_Your objective:_ Pictures are to be left out. Copy exactly the lines from the one containing "Give me the matplotlib source for this chart." to the one containing "bar_w = 0.3", both ends kept.

_Data in this exercise:_
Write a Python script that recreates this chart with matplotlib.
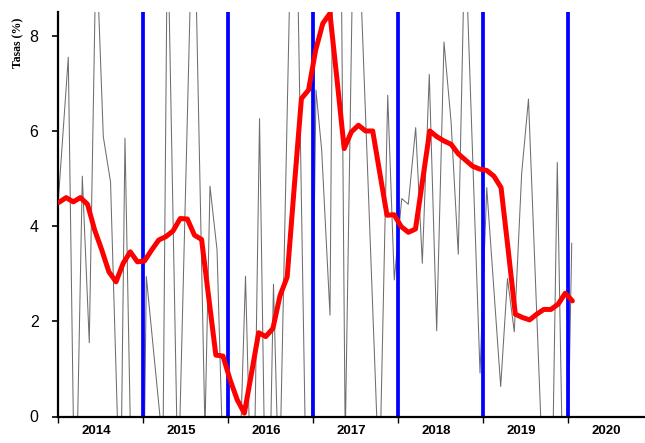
import matplotlib
matplotlib.use("Agg")
import matplotlib.pyplot as plt
import numpy as np

# ---------------- data ----------------
year_labels = ["2014", "2015", "2016", "2017", "2018", "2019", "2020"]
boundary_years = [2015, 2016, 2017, 2018, 2019, 2020]

# monthly smoothed rate (red), Jan-2014 .. Jan-2020
red_values = [4.50, 4.60, 4.51, 4.60, 4.46, 3.92, 3.50, 3.04, 2.83, 3.22,
              3.46, 3.25, 3.27, 3.50, 3.71, 3.78, 3.90, 4.16, 4.15, 3.81,
              3.72, 2.50, 1.29, 1.27, 0.77, 0.35, 0.07, 0.91, 1.76, 1.68,
              1.85, 2.54, 2.93, 4.83, 6.68, 6.86, 7.70, 8.26, 8.47, 7.07,
              5.63, 5.98, 6.12, 6.00, 6.00, 5.11, 4.23, 4.24, 3.99, 3.87,
              3.94, 4.97, 6.00, 5.88, 5.79, 5.72, 5.52, 5.39, 5.26, 5.20,
              5.17, 5.05, 4.81, 3.50, 2.15, 2.08, 2.03, 2.15, 2.25, 2.25,
              2.36, 2.59, 2.43]

# raw rate (thin grey), dates in decimal years
black_dates = [2014.006, 2014.121, 2014.202, 2014.286, 2014.368, 2014.449,
               2014.533, 2014.618, 2014.734, 2014.788, 2014.953, 2015.039,
               2015.235, 2015.288, 2015.413, 2015.595, 2015.729, 2015.788,
               2015.871, 2016.035, 2016.206, 2016.292, 2016.371, 2016.460,
               2016.535, 2016.602, 2016.780, 2016.949, 2017.035, 2017.102,
               2017.200, 2017.280, 2017.379, 2017.492, 2017.781, 2017.879,
               2017.956, 2018.044, 2018.121, 2018.208, 2018.286, 2018.368,
               2018.455, 2018.541, 2018.624, 2018.709, 2018.788, 2018.965,
               2019.044, 2019.208, 2019.288, 2019.368, 2019.455, 2019.535,
               2019.784, 2019.874, 2019.965, 2020.044]
black_values = [4.6, 7.55, -2.8, 5.05, 1.55, 10.0, 5.88, 4.93, -2.2, 5.85,
                -10, 2.94, -0.65, 10.5, -1.6, 11.6, -0.3, 4.84, 3.5, -7,
                2.95, -3.2, 6.26, -4.3, 2.78, -1.75, 13.6, -4.7, 6.86, 5.6,
                2.13, 21, -0.5, 12.4, -1.5, 6.75, 2.87, 4.58, 4.46, 6.07,
                3.22, 7.19, 1.80, 7.87, 6.2, 3.41, 10.2, 0.91, 4.81, 0.63,
                2.9, 1.78, 5.11, 6.67, -4.9, 5.34, -4.0, 3.64]

y_ticks = [0, 2, 4, 6, 8]

# ---------------- figure ----------------
W, H = 645, 443
fig = plt.figure(figsize=(W / 100, H / 100), dpi=100)
ax = fig.add_axes([58 / W, 1 - 416.5 / H, (W - 58) / W, (416.5 - 12) / H])

red_x = 2014 + (0.14 + np.arange(len(red_values)) * 1.0066) / 12

ax.plot(black_dates, black_values, color="#6e6e6e", lw=0.75, zorder=1)
for yb in boundary_years:
    ax.axvline(yb, color="#0000FF", lw=2.7, zorder=2)
ax.plot(red_x, red_values, color="#FF0000", lw=3.6, zorder=3,
        solid_joinstyle="round", solid_capstyle="round")

ax.set_xlim(2014, 2014 + (W - 58) / 85)
ax.set_ylim(0, 8.5)

for s in ["top", "right"]:
    ax.spines[s].set_visible(False)
for s in ["left", "bottom"]:
    ax.spines[s].set_linewidth(1.6)
    ax.spines[s].set_color("black")

ax.set_yticks(y_ticks)
ax.set_yticklabels([str(v) for v in y_ticks], fontsize=11.5,
                   family="Liberation Sans")
ax.tick_params(axis="y", length=4, width=1.2, pad=10)

ax.set_xticks(list(range(2014, 2021)))
ax.set_xticklabels([""] * 7)
ax.tick_params(axis="x", which="major", length=4, width=1.0)
ax.set_xticks([int(y) + 0.453 for y in year_labels], minor=True)
ax.set_xticklabels(year_labels, minor=True, fontsize=9.5, fontweight="bold",
                   family="Liberation Sans")
ax.tick_params(axis="x", which="minor", length=0, pad=6)

fig.text(18 / W, 1 - 43 / H, "Tasas (%)", rotation=90, ha="center",
         va="center", fontsize=8.5, fontweight="bold",
         family="Liberation Serif")

fig.savefig("out.png", dpi=100)
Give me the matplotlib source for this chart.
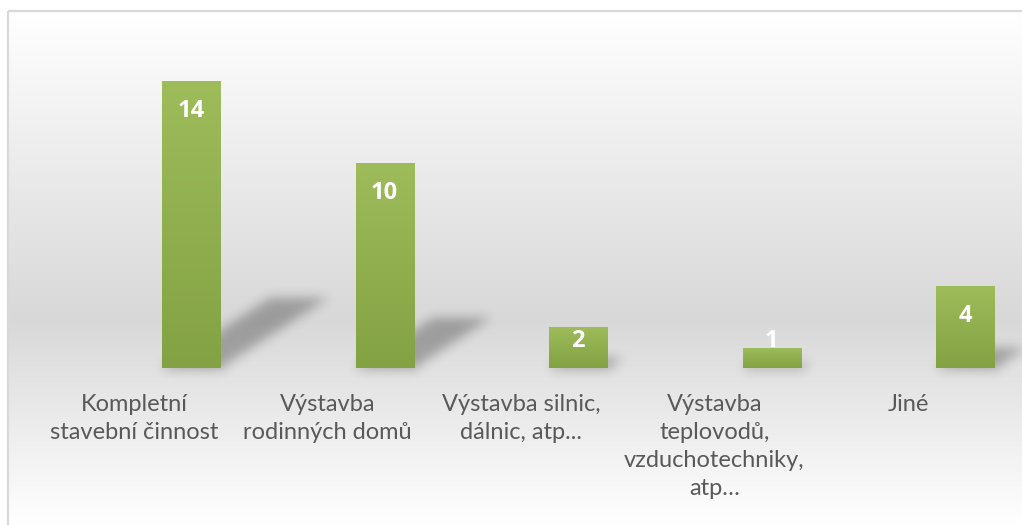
import numpy as np
import matplotlib
matplotlib.use("Agg")
import matplotlib.pyplot as plt
from matplotlib.path import Path

# ---- data ----
categories = ["Kompletní\nstavební činnost",
              "Výstavba\nrodinných domů",
              "Výstavba silnic,\ndálnic, atp...",
              "Výstavba\nteplovodů,\nvzduchotechniky,\natp…",
              "Jiné"]
values = [14, 10, 2, 1, 4]

# ---- layout / style ----
W, H = 1022, 525
FONT = ["Lato", "DejaVu Sans"]
NUMFONT = ["Open Sans", "DejaVu Sans"]
fig = plt.figure(figsize=(W / 100, H / 100), dpi=100)
fig.patch.set_facecolor("white")

# background gradient + border
bg = fig.add_axes([0, 0, 1, 1], zorder=-5)
bg.set_axis_off()
ys = np.linspace(11, H, 300)
g = np.interp(ys, [11, 320, H], [1.0, 0.847, 1.0])
img = np.dstack([g[:, None]] * 3)
bg.imshow(img, extent=[8, W, H, 11], aspect="auto", origin="upper")
bg.plot([8, 8], [H, 11], color="#d9d9d9", lw=1.6, solid_capstyle="butt")
bg.plot([8, W], [11, 11], color="#d9d9d9", lw=1.6, solid_capstyle="butt")
bg.set_xlim(0, W)
bg.set_ylim(H, 0)

# main axes
base_px = 157
top_px = 514
ax = fig.add_axes([0, base_px / H, 1, (top_px - base_px) / H])
ax.patch.set_alpha(0)
cat_px = 193.5
unit_px = 20.5
xlim = (-134 / cat_px, (W - 134) / cat_px)
ylim = (0, (top_px - base_px) / unit_px)

xs = np.arange(len(values))
bar_off = 0.295
bar_w = 0.3

# shadows (blurred skewed projection of each bar)
ext_below = 12
nx, ny = W, (top_px - base_px) + ext_below
px = xlim[0] + (np.arange(nx) + 0.5) / cat_px
py = (np.arange(ny) - ext_below + 0.5) / unit_px
PX, PY = np.meshgrid(px, py)
pts = np.column_stack([PX.ravel(), PY.ravel()])
mask = np.zeros(PX.size, dtype=float)
sx, sy = 0.04, 0.245
for x, v in zip(xs, values):
    x0 = x + bar_off - bar_w / 2
    x1 = x0 + bar_w
    poly = Path([(x0, 0), (x1, 0), (x1 + sx * v, sy * v), (x0 + sx * v, sy * v), (x0, 0)])
    mask = np.maximum(mask, poly.contains_points(pts).astype(float))
    base = Path([(x0 + 0.01, -0.12), (x1 + 0.03, -0.12), (x1 + 0.03, 0.25),
                 (x0 + 0.01, 0.25), (x0 + 0.01, -0.12)])
    mask = np.maximum(mask, 0.6 * base.contains_points(pts).astype(float))
mask = mask.reshape(ny, nx)
sig = 5.5
k = np.arange(-16, 17)
kern = np.exp(-k ** 2 / (2 * sig ** 2))
kern /= kern.sum()
blur = np.apply_along_axis(lambda r: np.convolve(r, kern, mode="same"), 1, mask)
blur = np.apply_along_axis(lambda c: np.convolve(c, kern, mode="same"), 0, blur)
shadow = np.zeros((ny, nx, 4))
shadow[..., 3] = 0.28 * blur
ax.imshow(shadow, extent=[xlim[0], xlim[1], -ext_below / unit_px, ylim[1]],
          origin="lower", aspect="auto", zorder=1, interpolation="bilinear", clip_on=False)

# bars with vertical gradient
top_c = np.array([158, 188, 90]) / 255
bot_c = np.array([131, 162, 67]) / 255
t = np.linspace(0, 1, 128)[:, None]
grad = (top_c[None, None, :] * (1 - t[..., None]) + bot_c[None, None, :] * t[..., None])
bars = ax.bar(xs + bar_off, values, width=bar_w, color="#8fae50", zorder=2, linewidth=0)
for b in bars:
    x0, w_, h_ = b.get_x(), b.get_width(), b.get_height()
    im = ax.imshow(grad, extent=[x0, x0 + w_, 0, h_], origin="upper", aspect="auto", zorder=3)
    im.set_clip_path(b)

# data labels (inside end, kept inside plot near base for short bars)
for x, v in zip(xs, values):
    yl = max(v * unit_px - 30, 27) / unit_px
    ax.text(x + bar_off, yl, str(v), ha="center", va="center", color="white",
            fontsize=17, fontweight="bold", family=NUMFONT, zorder=5)

ax.set_xlim(*xlim)
ax.set_ylim(*ylim)
ax.set_xticks(xs)
ax.set_xticklabels(categories, fontsize=17, color="#595959", family=FONT, linespacing=1.4)
ax.tick_params(axis="x", length=0, pad=19)
ax.set_yticks([])
for s in ax.spines.values():
    s.set_visible(False)

fig.savefig("out.png", dpi=100)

_Written solution:_
Give me the matplotlib source for this chart.
import numpy as np
import matplotlib
matplotlib.use("Agg")
import matplotlib.pyplot as plt
from matplotlib.path import Path

# ---- data ----
categories = ["Kompletní\nstavební činnost",
              "Výstavba\nrodinných domů",
              "Výstavba silnic,\ndálnic, atp...",
              "Výstavba\nteplovodů,\nvzduchotechniky,\natp…",
              "Jiné"]
values = [14, 10, 2, 1, 4]

# ---- layout / style ----
W, H = 1022, 525
FONT = ["Lato", "DejaVu Sans"]
NUMFONT = ["Open Sans", "DejaVu Sans"]
fig = plt.figure(figsize=(W / 100, H / 100), dpi=100)
fig.patch.set_facecolor("white")

# background gradient + border
bg = fig.add_axes([0, 0, 1, 1], zorder=-5)
bg.set_axis_off()
ys = np.linspace(11, H, 300)
g = np.interp(ys, [11, 320, H], [1.0, 0.847, 1.0])
img = np.dstack([g[:, None]] * 3)
bg.imshow(img, extent=[8, W, H, 11], aspect="auto", origin="upper")
bg.plot([8, 8], [H, 11], color="#d9d9d9", lw=1.6, solid_capstyle="butt")
bg.plot([8, W], [11, 11], color="#d9d9d9", lw=1.6, solid_capstyle="butt")
bg.set_xlim(0, W)
bg.set_ylim(H, 0)

# main axes
base_px = 157
top_px = 514
ax = fig.add_axes([0, base_px / H, 1, (top_px - base_px) / H])
ax.patch.set_alpha(0)
cat_px = 193.5
unit_px = 20.5
xlim = (-134 / cat_px, (W - 134) / cat_px)
ylim = (0, (top_px - base_px) / unit_px)

xs = np.arange(len(values))
bar_off = 0.295
bar_w = 0.3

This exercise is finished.